● **To do**:
Every record should be repeated exactly, except that pictures are left out.

● **Rows**:
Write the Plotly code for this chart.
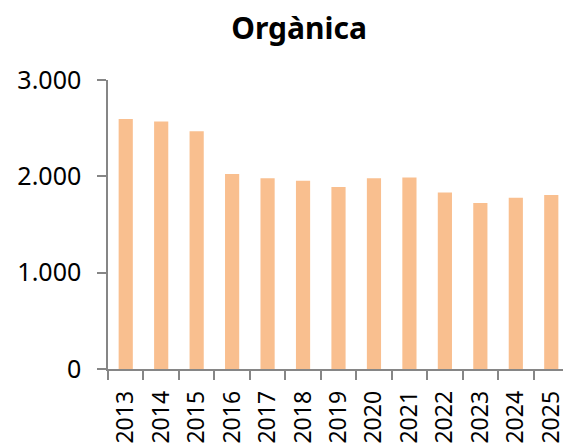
import plotly.graph_objects as go

years = ["2013", "2014", "2015", "2016", "2017", "2018", "2019",
         "2020", "2021", "2022", "2023", "2024", "2025"]
values = [2596, 2568, 2468, 2023, 1981, 1954, 1888,
          1981, 1988, 1833, 1723, 1778, 1805]
y_ticks = [0, 1000, 2000, 3000]

font_family = "Noto Sans, Open Sans, sans-serif"
axis_color = "#868686"

fig = go.Figure(go.Bar(
    x=years, y=values,
    marker=dict(color="#F9BF8F", line=dict(width=0)),
    width=0.4,
))

# page body has an 8px margin, so the figure is offset by (8, 8)
fig.update_layout(
    width=563, height=440,
    margin=dict(l=100, r=2, t=72, b=79),
    paper_bgcolor="white", plot_bgcolor="white",
    showlegend=False,
    separators=",.",
    title=dict(text="<b>Orgànica</b>", x=0.517, xref="container", xanchor="center",
               y=0.953, yref="container", yanchor="middle",
               font=dict(family=font_family, size=30, color="black")),
    font=dict(family=font_family, color="black"),
)

fig.update_xaxes(
    type="category",
    showline=True, linecolor=axis_color, linewidth=1.5,
    ticks="outside", ticklen=9, tickcolor=axis_color, tickwidth=1.5,
    tickson="boundaries",
    tickangle=-90,
    tickfont=dict(family=font_family, size=23, color="black"),
    showgrid=False,
    range=[-0.5, 12.5],
    automargin=False,
    ticklabelstandoff=11,
)

fig.update_yaxes(
    range=[0, 3000],
    tickvals=y_ticks, tickformat=",",
    showline=True, linecolor=axis_color, linewidth=1.5,
    ticks="outside", ticklen=9, tickcolor=axis_color, tickwidth=1.5,
    tickfont=dict(family=font_family, size=25, color="black"),
    showgrid=False, zeroline=False,
    ticklabelstandoff=11,
    automargin=False,
)

fig.write_html("out.html")
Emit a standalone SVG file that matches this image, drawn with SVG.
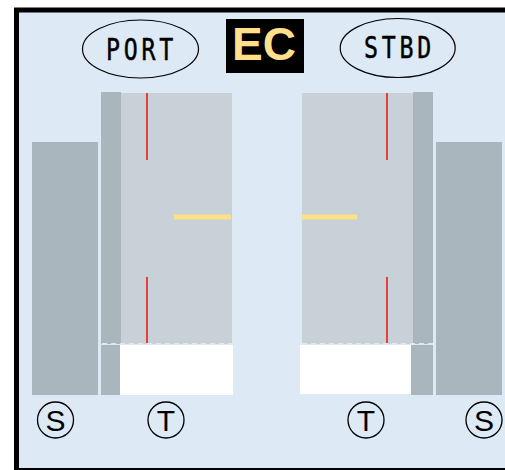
<svg xmlns="http://www.w3.org/2000/svg" width="505" height="470" viewBox="0 0 505 470">
<style>
.bg{fill:#DDE9F5;stroke:#000;stroke-width:5}
.dark{fill:#A9B6BD}
.light{fill:#C9D1D8}
.white{fill:#FFFFFF}
.red{stroke:#E8413C;stroke-width:2}
.yel{stroke:#FFE08A;stroke-width:5}
.dash{stroke:#E4E8EC;stroke-width:2;stroke-dasharray:5 4}
.oval{fill:none;stroke:#000;stroke-width:1.2}
.lbl{font-family:"DejaVu Sans Mono","Liberation Mono",monospace;font-size:31px;letter-spacing:5px;fill:#000;stroke:#000;stroke-width:0.5;text-anchor:middle}
.circ{fill:none;stroke:#000;stroke-width:1.3}
.ct{font-family:"Liberation Sans",Arial,sans-serif;font-size:30px;fill:#000;text-anchor:middle}
.ec{font-family:"Liberation Sans",Arial,sans-serif;font-weight:bold;font-size:46px;fill:#FFDF8A;text-anchor:middle}
</style>
<rect class="bg" x="16.5" y="10" width="500" height="460.5"/>
<g id="port-label">
<ellipse class="oval" cx="140.5" cy="49" rx="58" ry="29"/>
<text class="lbl" transform="translate(141.5,60) scale(0.75,1)">PORT</text>
</g>
<g id="stbd-label">
<ellipse class="oval" cx="397.7" cy="48" rx="57.5" ry="29.5"/>
<text class="lbl" transform="translate(399.5,58) scale(0.75,1)">STBD</text>
</g>
<g id="ec">
<rect x="226" y="19" width="78" height="54" fill="#000"/>
<text class="ec" x="264" y="60">EC</text>
</g>
<g id="port-side">
<rect class="dark" x="32" y="142" width="66" height="253"/>
<rect class="dark" x="101" y="92" width="20" height="252"/>
<rect class="dark" x="101" y="345" width="19" height="50"/>
<rect class="light" x="121" y="93" width="111" height="251"/>
<rect class="white" x="120" y="345" width="113" height="50"/>
<line class="dash" x1="102" y1="344" x2="233" y2="344"/>
<line class="red" x1="147" y1="93" x2="147" y2="160"/>
<line class="red" x1="147" y1="277" x2="147" y2="343"/>
<line class="yel" x1="174" y1="217" x2="231" y2="217"/>
</g>
<g id="stbd-side">
<rect class="dark" x="436" y="142" width="66" height="253"/>
<rect class="dark" x="413" y="92" width="20" height="252"/>
<rect class="dark" x="411" y="345" width="22" height="50"/>
<rect class="light" x="302" y="93" width="111" height="251"/>
<rect class="white" x="300" y="345" width="111" height="49"/>
<line class="dash" x1="302" y1="344" x2="433" y2="344"/>
<line class="red" x1="387" y1="93" x2="387" y2="160"/>
<line class="red" x1="387" y1="277" x2="387" y2="343"/>
<line class="yel" x1="301" y1="217" x2="357" y2="217"/>
</g>
<g id="s-left">
<circle class="circ" cx="55.5" cy="420" r="18"/>
<text class="ct" x="55.5" y="431">S</text>
</g>
<g id="t-left">
<circle class="circ" cx="166" cy="420" r="18"/>
<text class="ct" x="166" y="431">T</text>
</g>
<g id="t-right">
<circle class="circ" cx="366" cy="420" r="18"/>
<text class="ct" x="366" y="431">T</text>
</g>
<g id="s-right">
<circle class="circ" cx="484" cy="420" r="18"/>
<text class="ct" x="484" y="431">S</text>
</g>
</svg>
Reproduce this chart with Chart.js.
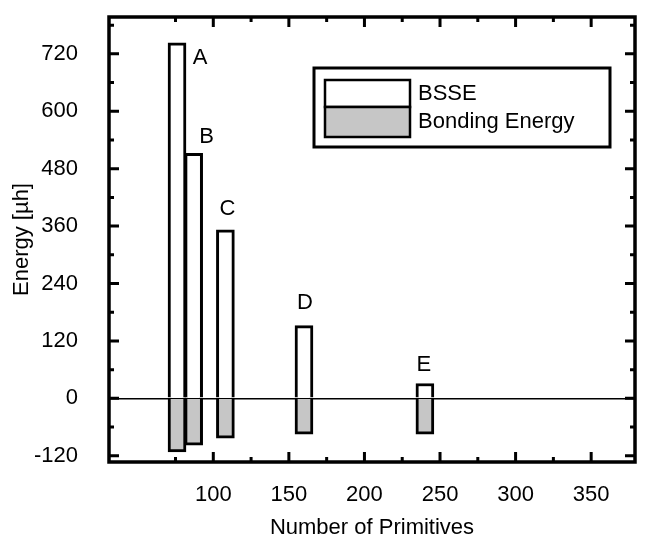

● **Result for this task**:
Write the Plotly code for this chart.
import plotly.graph_objects as go

years = ["2013", "2014", "2015", "2016", "2017", "2018", "2019",
         "2020", "2021", "2022", "2023", "2024", "2025"]
values = [2596, 2568, 2468, 2023, 1981, 1954, 1888,
          1981, 1988, 1833, 1723, 1778, 1805]
y_ticks = [0, 1000, 2000, 3000]

font_family = "Noto Sans, Open Sans, sans-serif"
axis_color = "#868686"

fig = go.Figure(go.Bar(
    x=years, y=values,
    marker=dict(color="#F9BF8F", line=dict(width=0)),
    width=0.4,
))

# page body has an 8px margin, so the figure is offset by (8, 8)
fig.update_layout(
    width=563, height=440,
    margin=dict(l=100, r=2, t=72, b=79),
    paper_bgcolor="white", plot_bgcolor="white",
    showlegend=False,
    separators=",.",
    title=dict(text="<b>Orgànica</b>", x=0.517, xref="container", xanchor="center",
               y=0.953, yref="container", yanchor="middle",
               font=dict(family=font_family, size=30, color="black")),
    font=dict(family=font_family, color="black"),
)

fig.update_xaxes(
    type="category",
    showline=True, linecolor=axis_color, linewidth=1.5,
    ticks="outside", ticklen=9, tickcolor=axis_color, tickwidth=1.5,
    tickson="boundaries",
    tickangle=-90,
    tickfont=dict(family=font_family, size=23, color="black"),
    showgrid=False,
    range=[-0.5, 12.5],
    automargin=False,
    ticklabelstandoff=11,
)

fig.update_yaxes(
    range=[0, 3000],
    tickvals=y_ticks, tickformat=",",
    showline=True, linecolor=axis_color, linewidth=1.5,
    ticks="outside", ticklen=9, tickcolor=axis_color, tickwidth=1.5,
    tickfont=dict(family=font_family, size=25, color="black"),
    showgrid=False, zeroline=False,
    ticklabelstandoff=11,
    automargin=False,
)

fig.write_html("out.html")
Emit a standalone SVG file that matches this image, drawn with SVG.
<svg xmlns="http://www.w3.org/2000/svg" width="505" height="470" viewBox="0 0 505 470">
<style>
.bg{fill:#DDE9F5;stroke:#000;stroke-width:5}
.dark{fill:#A9B6BD}
.light{fill:#C9D1D8}
.white{fill:#FFFFFF}
.red{stroke:#E8413C;stroke-width:2}
.yel{stroke:#FFE08A;stroke-width:5}
.dash{stroke:#E4E8EC;stroke-width:2;stroke-dasharray:5 4}
.oval{fill:none;stroke:#000;stroke-width:1.2}
.lbl{font-family:"DejaVu Sans Mono","Liberation Mono",monospace;font-size:31px;letter-spacing:5px;fill:#000;stroke:#000;stroke-width:0.5;text-anchor:middle}
.circ{fill:none;stroke:#000;stroke-width:1.3}
.ct{font-family:"Liberation Sans",Arial,sans-serif;font-size:30px;fill:#000;text-anchor:middle}
.ec{font-family:"Liberation Sans",Arial,sans-serif;font-weight:bold;font-size:46px;fill:#FFDF8A;text-anchor:middle}
</style>
<rect class="bg" x="16.5" y="10" width="500" height="460.5"/>
<g id="port-label">
<ellipse class="oval" cx="140.5" cy="49" rx="58" ry="29"/>
<text class="lbl" transform="translate(141.5,60) scale(0.75,1)">PORT</text>
</g>
<g id="stbd-label">
<ellipse class="oval" cx="397.7" cy="48" rx="57.5" ry="29.5"/>
<text class="lbl" transform="translate(399.5,58) scale(0.75,1)">STBD</text>
</g>
<g id="ec">
<rect x="226" y="19" width="78" height="54" fill="#000"/>
<text class="ec" x="264" y="60">EC</text>
</g>
<g id="port-side">
<rect class="dark" x="32" y="142" width="66" height="253"/>
<rect class="dark" x="101" y="92" width="20" height="252"/>
<rect class="dark" x="101" y="345" width="19" height="50"/>
<rect class="light" x="121" y="93" width="111" height="251"/>
<rect class="white" x="120" y="345" width="113" height="50"/>
<line class="dash" x1="102" y1="344" x2="233" y2="344"/>
<line class="red" x1="147" y1="93" x2="147" y2="160"/>
<line class="red" x1="147" y1="277" x2="147" y2="343"/>
<line class="yel" x1="174" y1="217" x2="231" y2="217"/>
</g>
<g id="stbd-side">
<rect class="dark" x="436" y="142" width="66" height="253"/>
<rect class="dark" x="413" y="92" width="20" height="252"/>
<rect class="dark" x="411" y="345" width="22" height="50"/>
<rect class="light" x="302" y="93" width="111" height="251"/>
<rect class="white" x="300" y="345" width="111" height="49"/>
<line class="dash" x1="302" y1="344" x2="433" y2="344"/>
<line class="red" x1="387" y1="93" x2="387" y2="160"/>
<line class="red" x1="387" y1="277" x2="387" y2="343"/>
<line class="yel" x1="301" y1="217" x2="357" y2="217"/>
</g>
<g id="s-left">
<circle class="circ" cx="55.5" cy="420" r="18"/>
<text class="ct" x="55.5" y="431">S</text>
</g>
<g id="t-left">
<circle class="circ" cx="166" cy="420" r="18"/>
<text class="ct" x="166" y="431">T</text>
</g>
<g id="t-right">
<circle class="circ" cx="366" cy="420" r="18"/>
<text class="ct" x="366" y="431">T</text>
</g>
<g id="s-right">
<circle class="circ" cx="484" cy="420" r="18"/>
<text class="ct" x="484" y="431">S</text>
</g>
</svg>
Reproduce this chart with Chart.js.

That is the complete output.